JOML is actually using native code. — The README says it makes no JNI calls, I'm importing directly from a multi-platform .jar file that I've checked and contains only .class files, and the JNI adds ~20 Java ops of overhead to every call so even if it had magical native code that shouldn't help anyway at such a granular level.
The JVM has different specifics for floating point arithmetic. — The JOML class I used accepts and returns "doubles" just as the C code. In any case, having to emulate a specification that deviates from hardware capabilities probably shouldn't improve performance like this.
The exponential reciprocal step in my GSL code is less efficient than the division reciprocal step in my JOML code. — While commenting that out does reduce total execution time by around 25% (to ~0.045s), that still leaves a massive 3X gap with the JVM code (~0.015s).

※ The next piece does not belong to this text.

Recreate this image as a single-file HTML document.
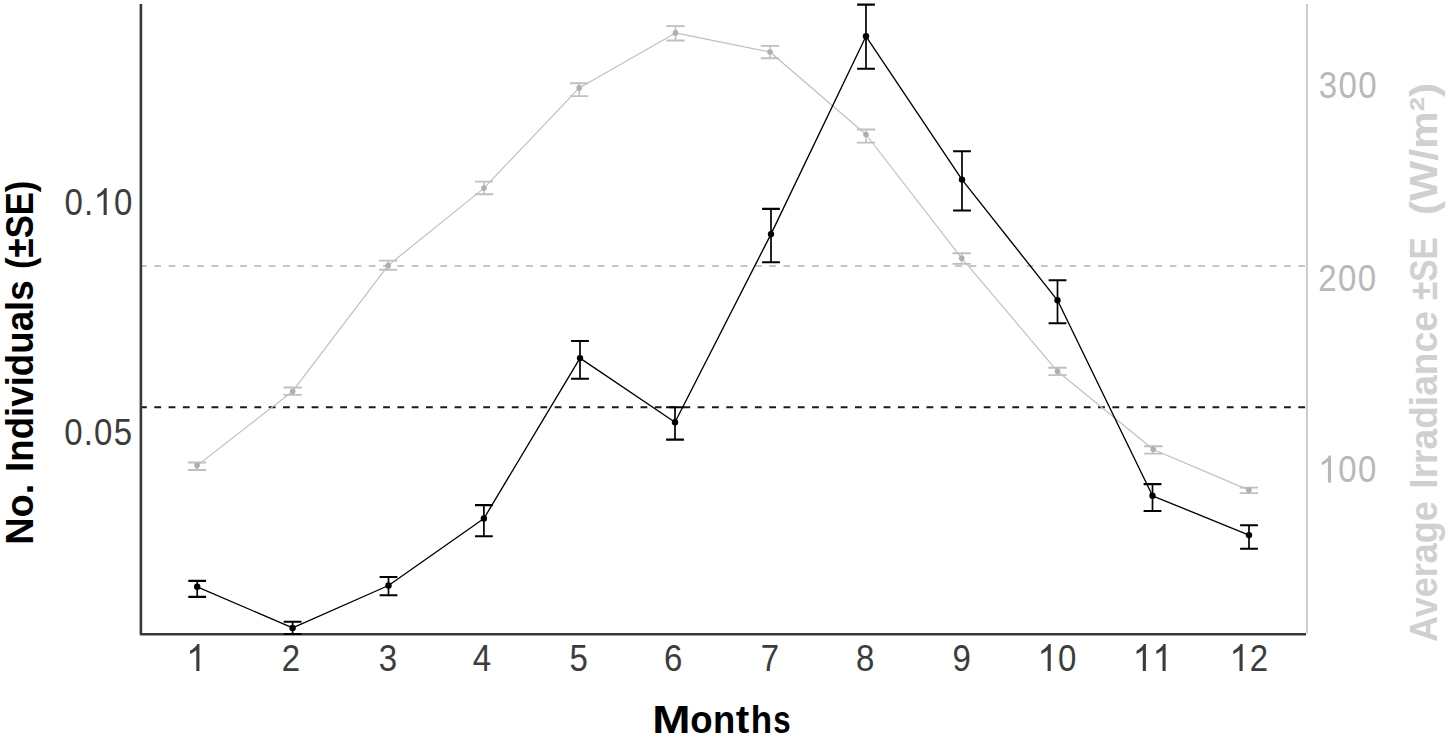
<!DOCTYPE html>
<html><head><meta charset="utf-8"><style>
html,body{margin:0;padding:0;background:#fff;}
svg{display:block;}
text{font-family:"Liberation Sans",sans-serif;}
</style></head><body>
<svg width="1449" height="737" viewBox="0 0 1449 737">
<rect width="1449" height="737" fill="#fff"/>
<line x1="140" y1="266" x2="1306" y2="266" stroke="#c6c6c6" stroke-width="2" stroke-dasharray="6.8 7.5"/>
<line x1="140" y1="407.2" x2="1306" y2="407.2" stroke="#1a1a1a" stroke-width="2" stroke-dasharray="6.8 7.5"/>
<polyline fill="none" stroke="#c0c0c0" stroke-width="1.2" stroke-linejoin="round" points="197,465.6 292.7,391.2 388.2,265.4 484,188.1 579.2,87.9 675.5,32.9 770,52 866,134.5 961.7,258.2 1057.5,371.3 1153.3,449.5 1248.9,490.1"/>
<path fill="none" stroke="#c0c0c0" stroke-width="1.5" d="M197 462.5V470M292.7 387.5V394.9M388.2 260.6V269.7M484 181.6V194.3M579.2 83.3V96.1M675.5 26.1V40.5M770 45.9V58.3M866 129.5V142.6M961.7 253.3V263.9M1057.5 367.7V375.1M1153.3 446.3V453.6M1248.9 487.6V493.1"/>
<path fill="none" stroke="#c0c0c0" stroke-width="1.9" d="M187.8 462.5H206.2M187.8 470H206.2M283.5 387.5H301.9M283.5 394.9H301.9M379 260.6H397.4M379 269.7H397.4M474.8 181.6H493.2M474.8 194.3H493.2M570 83.3H588.4M570 96.1H588.4M666.3 26.1H684.7M666.3 40.5H684.7M760.8 45.9H779.2M760.8 58.3H779.2M856.8 129.5H875.2M856.8 142.6H875.2M952.5 253.3H970.9M952.5 263.9H970.9M1048.3 367.7H1066.7M1048.3 375.1H1066.7M1144.1 446.3H1162.5M1144.1 453.6H1162.5M1239.7 487.6H1258.1M1239.7 493.1H1258.1"/>
<circle cx="197" cy="465.6" r="2.8" fill="#afafaf"/>
<circle cx="292.7" cy="391.2" r="2.8" fill="#afafaf"/>
<circle cx="388.2" cy="265.4" r="2.8" fill="#afafaf"/>
<circle cx="484" cy="188.1" r="2.8" fill="#afafaf"/>
<circle cx="579.2" cy="87.9" r="2.8" fill="#afafaf"/>
<circle cx="675.5" cy="32.9" r="2.8" fill="#afafaf"/>
<circle cx="770" cy="52" r="2.8" fill="#afafaf"/>
<circle cx="866" cy="134.5" r="2.8" fill="#afafaf"/>
<circle cx="961.7" cy="258.2" r="2.8" fill="#afafaf"/>
<circle cx="1057.5" cy="371.3" r="2.8" fill="#afafaf"/>
<circle cx="1153.3" cy="449.5" r="2.8" fill="#afafaf"/>
<circle cx="1248.9" cy="490.1" r="2.8" fill="#afafaf"/>
<line x1="1306.9" y1="4" x2="1306.9" y2="633.5" stroke="#cbcbcb" stroke-width="2"/>
<path d="M140.9 4V634.25H1306" fill="none" stroke="#383838" stroke-width="2.6" stroke-linejoin="round"/>
<polyline fill="none" stroke="#000" stroke-width="1.35" stroke-linejoin="round" points="197.2,586.8 292.6,627.9 388.5,585.5 483.9,518.5 580,358.1 675,422.3 771,234.1 866,36.3 962,179.6 1057.5,300.3 1152.5,495.8 1249,535.1"/>
<path fill="none" stroke="#000" stroke-width="1.7" d="M197.2 580.9V596.9M292.6 621.7V634M388.5 577V595.2M483.9 505.1V536.3M580 341V378.7M675 407.2V439.6M771 208.9V262.3M866 4.6V68.7M962 151.2V210.5M1057.5 280.2V323.3M1152.5 484.1V511M1249 525.2V548.7"/>
<path fill="none" stroke="#000" stroke-width="2.1" d="M188.3 580.9H206.1M188.3 596.9H206.1M283.7 621.7H301.5M283.7 634H301.5M379.6 577H397.4M379.6 595.2H397.4M475 505.1H492.8M475 536.3H492.8M571.1 341H588.9M571.1 378.7H588.9M666.1 407.2H683.9M666.1 439.6H683.9M762.1 208.9H779.9M762.1 262.3H779.9M857.1 4.6H874.9M857.1 68.7H874.9M953.1 151.2H970.9M953.1 210.5H970.9M1048.6 280.2H1066.4M1048.6 323.3H1066.4M1143.6 484.1H1161.4M1143.6 511H1161.4M1240.1 525.2H1257.9M1240.1 548.7H1257.9"/>
<circle cx="197.2" cy="586.8" r="3.2" fill="#000"/>
<circle cx="292.6" cy="627.9" r="3.2" fill="#000"/>
<circle cx="388.5" cy="585.5" r="3.2" fill="#000"/>
<circle cx="483.9" cy="518.5" r="3.2" fill="#000"/>
<circle cx="580" cy="358.1" r="3.2" fill="#000"/>
<circle cx="675" cy="422.3" r="3.2" fill="#000"/>
<circle cx="771" cy="234.1" r="3.2" fill="#000"/>
<circle cx="866" cy="36.3" r="3.2" fill="#000"/>
<circle cx="962" cy="179.6" r="3.2" fill="#000"/>
<circle cx="1057.5" cy="300.3" r="3.2" fill="#000"/>
<circle cx="1152.5" cy="495.8" r="3.2" fill="#000"/>
<circle cx="1249" cy="535.1" r="3.2" fill="#000"/>
<g transform="translate(186.2 671) scale(1 1.06)" fill="#3c3c3c"><path transform="translate(0 0) scale(0.017334 -0.017334)" d="M763 0H583V1147C540 1106 483 1065 413 1024C342 983 279 952 223 931V1105C324 1152 412 1210 487 1277C562 1344 615 1407 646 1466H763Z"/></g>
<g transform="translate(280.93 671) scale(1 1.06)" fill="#3c3c3c"><text transform="translate(9.87 0) scale(0.93 1)" x="-9.87" y="0" font-size="35.5">2</text></g>
<g transform="translate(377.93 671) scale(1 1.06)" fill="#3c3c3c"><text transform="translate(9.87 0) scale(0.93 1)" x="-9.87" y="0" font-size="35.5">3</text></g>
<g transform="translate(472.13 671) scale(1 1.06)" fill="#3c3c3c"><text transform="translate(9.87 0) scale(0.93 1)" x="-9.87" y="0" font-size="35.5">4</text></g>
<g transform="translate(568.76 671) scale(1 1.06)" fill="#3c3c3c"><text transform="translate(9.87 0) scale(0.93 1)" x="-9.87" y="0" font-size="35.5">5</text></g>
<g transform="translate(663.42 671) scale(1 1.06)" fill="#3c3c3c"><text transform="translate(9.87 0) scale(0.93 1)" x="-9.87" y="0" font-size="35.5">6</text></g>
<g transform="translate(760.11 671) scale(1 1.06)" fill="#3c3c3c"><text transform="translate(9.87 0) scale(0.93 1)" x="-9.87" y="0" font-size="35.5">7</text></g>
<g transform="translate(855.33 671) scale(1 1.06)" fill="#3c3c3c"><text transform="translate(9.87 0) scale(0.93 1)" x="-9.87" y="0" font-size="35.5">8</text></g>
<g transform="translate(951.74 671) scale(1 1.06)" fill="#3c3c3c"><text transform="translate(9.87 0) scale(0.93 1)" x="-9.87" y="0" font-size="35.5">9</text></g>
<g transform="translate(1037.51 671) scale(1 1.06)" fill="#3c3c3c"><path transform="translate(0 0) scale(0.017334 -0.017334)" d="M763 0H583V1147C540 1106 483 1065 413 1024C342 983 279 952 223 931V1105C324 1152 412 1210 487 1277C562 1344 615 1407 646 1466H763Z"/><text transform="translate(29.62 0) scale(0.93 1)" x="-9.87" y="0" font-size="35.5">0</text></g>
<g transform="translate(1132.68 671) scale(1 1.06)" fill="#3c3c3c"><path transform="translate(0 0) scale(0.017334 -0.017334)" d="M763 0H583V1147C540 1106 483 1065 413 1024C342 983 279 952 223 931V1105C324 1152 412 1210 487 1277C562 1344 615 1407 646 1466H763Z"/><path transform="translate(19.74 0) scale(0.017334 -0.017334)" d="M763 0H583V1147C540 1106 483 1065 413 1024C342 983 279 952 223 931V1105C324 1152 412 1210 487 1277C562 1344 615 1407 646 1466H763Z"/></g>
<g transform="translate(1229.4 671) scale(1 1.06)" fill="#3c3c3c"><path transform="translate(0 0) scale(0.017334 -0.017334)" d="M763 0H583V1147C540 1106 483 1065 413 1024C342 983 279 952 223 931V1105C324 1152 412 1210 487 1277C562 1344 615 1407 646 1466H763Z"/><text transform="translate(29.62 0) scale(0.93 1)" x="-9.87" y="0" font-size="35.5">2</text></g>
<g transform="translate(63.89 214.9) scale(1 1.06)" fill="#3c3c3c"><text transform="translate(9.87 0) scale(0.93 1)" x="-9.87" y="0" font-size="35.5">0</text><text transform="translate(24.67 0) scale(0.93 1)" x="-4.93" y="0" font-size="35.5">.</text><path transform="translate(29.61 0) scale(0.017334 -0.017334)" d="M763 0H583V1147C540 1106 483 1065 413 1024C342 983 279 952 223 931V1105C324 1152 412 1210 487 1277C562 1344 615 1407 646 1466H763Z"/><text transform="translate(59.22 0) scale(0.93 1)" x="-9.87" y="0" font-size="35.5">0</text></g>
<g transform="translate(63.58 445.2) scale(1 1.06)" fill="#3c3c3c"><text transform="translate(9.87 0) scale(0.93 1)" x="-9.87" y="0" font-size="35.5">0</text><text transform="translate(24.67 0) scale(0.93 1)" x="-4.93" y="0" font-size="35.5">.</text><text transform="translate(39.48 0) scale(0.93 1)" x="-9.87" y="0" font-size="35.5">0</text><text transform="translate(59.22 0) scale(0.93 1)" x="-9.87" y="0" font-size="35.5">5</text></g>
<g transform="translate(1317.95 98) scale(1 1.06)" fill="#b8b8b8"><text transform="translate(9.87 0) scale(0.93 1)" x="-9.87" y="0" font-size="35.5">3</text><text transform="translate(29.62 0) scale(0.93 1)" x="-9.87" y="0" font-size="35.5">0</text><text transform="translate(49.36 0) scale(0.93 1)" x="-9.87" y="0" font-size="35.5">0</text></g>
<g transform="translate(1317.65 291.4) scale(1 1.06)" fill="#b8b8b8"><text transform="translate(9.87 0) scale(0.93 1)" x="-9.87" y="0" font-size="35.5">2</text><text transform="translate(29.62 0) scale(0.93 1)" x="-9.87" y="0" font-size="35.5">0</text><text transform="translate(49.36 0) scale(0.93 1)" x="-9.87" y="0" font-size="35.5">0</text></g>
<g transform="translate(1317.83 482.4) scale(1 1.06)" fill="#b8b8b8"><path transform="translate(0 0) scale(0.017334 -0.017334)" d="M763 0H583V1147C540 1106 483 1065 413 1024C342 983 279 952 223 931V1105C324 1152 412 1210 487 1277C562 1344 615 1407 646 1466H763Z"/><text transform="translate(29.62 0) scale(0.93 1)" x="-9.87" y="0" font-size="35.5">0</text><text transform="translate(49.36 0) scale(0.93 1)" x="-9.87" y="0" font-size="35.5">0</text></g>
<text transform="translate(652.13 733.4) scale(1.1924 1)" font-size="38.5" font-weight="bold" fill="#000">M</text><text transform="translate(690.17 733.4) scale(0.9508 1)" font-size="38.5" font-weight="bold" fill="#000">o</text><text transform="translate(713.1 733.4) scale(0.9466 1)" font-size="38.5" font-weight="bold" fill="#000">n</text><text transform="translate(735.71 733.4) scale(1.0521 1)" font-size="38.5" font-weight="bold" fill="#000">t</text><text transform="translate(750.65 733.4) scale(0.9110 1)" font-size="38.5" font-weight="bold" fill="#000">h</text><text transform="translate(773.3 733.4) scale(0.8117 1)" font-size="38.5" font-weight="bold" fill="#000">s</text>
<text transform="translate(33.1 544.84) rotate(-90) scale(0.9843 1)" font-size="38.5" font-weight="bold" fill="#000">No.</text>
<text transform="translate(33.1 471.95) rotate(-90) scale(0.9531 1)" font-size="38.5" font-weight="bold" fill="#000">Individuals</text>
<text transform="translate(33.1 268.93) rotate(-90) scale(0.9004 1)" font-size="38.5" font-weight="bold" fill="#000">(±SE)</text>
<text transform="translate(1437 641.9) rotate(-90) scale(0.9360 1)" font-size="38.5" font-weight="bold" fill="#d0d0d0">Average</text>
<text transform="translate(1437 488.68) rotate(-90) scale(0.9648 1)" font-size="38.5" font-weight="bold" fill="#d0d0d0">Irradiance</text>
<text transform="translate(1437 300.1) rotate(-90) scale(0.8692 1)" font-size="38.5" font-weight="bold" fill="#d0d0d0">±SE</text>
<text transform="translate(1437 215.02) rotate(-90) scale(1.1036 1)" font-size="38.5" font-weight="bold" fill="#d0d0d0">(W/m²)</text>
</svg>
</body></html>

The only remaining explanation I can think of is that most of the time spent in C is overhead from doing function calls. This would seem consistent with the fact that implementations in C and Cython perform similarly. Then, the performance advantage of the Java/Kotlin/JVM implementation comes from its JIT being able to optimize away the function calls by effectively inlining everything in the loop. However, given the reputation of JIT compilers as being only theoretically, slightly faster than native code in favourable conditions, that still seems like a massive speedup just from having a JIT.

I suppose if that is the case, then a follow-up question would be whether I could realistically or reliably expect these performance characteristics to carry over outside of a synthetic toy benchmark, in applications that may have much more scattered numeric calls rather than a single million-iteration loop.

Solution

First, a disclaimer: I am the author of JOML.

Now, you are probably not comparing apples with apples here. GSL is a general purpose linear algebra library supporting many different linear algebra algorithms and data structures.

JOML, on the other hand is not a general purpose linear algebra library, but a special purpose library covering only the use-cases of compute graphics, so it only contains very concrete classes for only 2-, 3- and 4-dimensional vectors and 2x2, 3x3 and 4x4 (and non-square variants) matrices. In other words, even if you wanted to allocate a 5-dimensional vector, you couldn't with JOML.

Therefore, all the algorithms and data structures in JOML are explicitly designed on classes with x, y, z and w fields. Without any loops. So, a 4-dimensional vector add is literally just:

dest.x = this.x + v.x;
dest.y = this.y + v.y;
dest.z = this.z + v.z;
dest.w = this.w + v.w;

And there isn't even any SIMD involved in that, because as of now, there is no JVM JIT that can auto-vectorize over different fields of a class. Thus, a vector add (or multiply; or any lane-wise) operation right now will produce exactly these scalar operations.

Next, you say:

JOML is actually using native code. — The README says it makes no JNI calls, I'm importing directly from a multi-platform .jar file that I've checked and contains only .class files, and the JNI adds ~20 Java ops of overhead to every call so even if it had magical native code that shouldn't help anyway at such a granular level.

JOML itself does not define and use native code via the JNI interface. Of course, the operators and JRE methods that JOML uses internally will get intrinsified to native code, but not via the JNI interface. Rather, all methods (such as Math.fma()) will get intrinsified directly into their machine code equivalents at JIT compilation time.

Now, as pointed out by others in the comments to your questions: You are using a linked library (as opposed to a headers-only library like GLM, which would probably be a better fit for your C/C++ code). So, a C/C++ compiler probably won't be able to "see through" your call-site to the callee and apply optimizations there based on the static information that it has at the callsite (like you calling gsl_vector_calloc with the argument 4). So, every runtime checking/branching on the argument that GSL needs to do, will still have to happen at runtime. This would be quite different to when using a headers-only library (like GLM), where any half-decent C/C++ will for sure optimize all the things away based on the static knowledge of your calls/code. And I would assume that, yes, an equivalent C/C++ program would beat a Java/Scala/Kotlin/JVM program in speed.

So, your comparison of GSL and JOML is somewhat like comparing the performance of Microsoft Excel evaluating a cell with content = 1 + 2 with writing C code that effectively outputs printf("%f\n", 1.0 + 2.0);. The former (Microsoft Excel, here being GSL) is much more general and versatile while the latter (JOML) is highly specialized.

It just so happens that the specialization fits to your exact use-case right now, making it even possible to use JOML for that.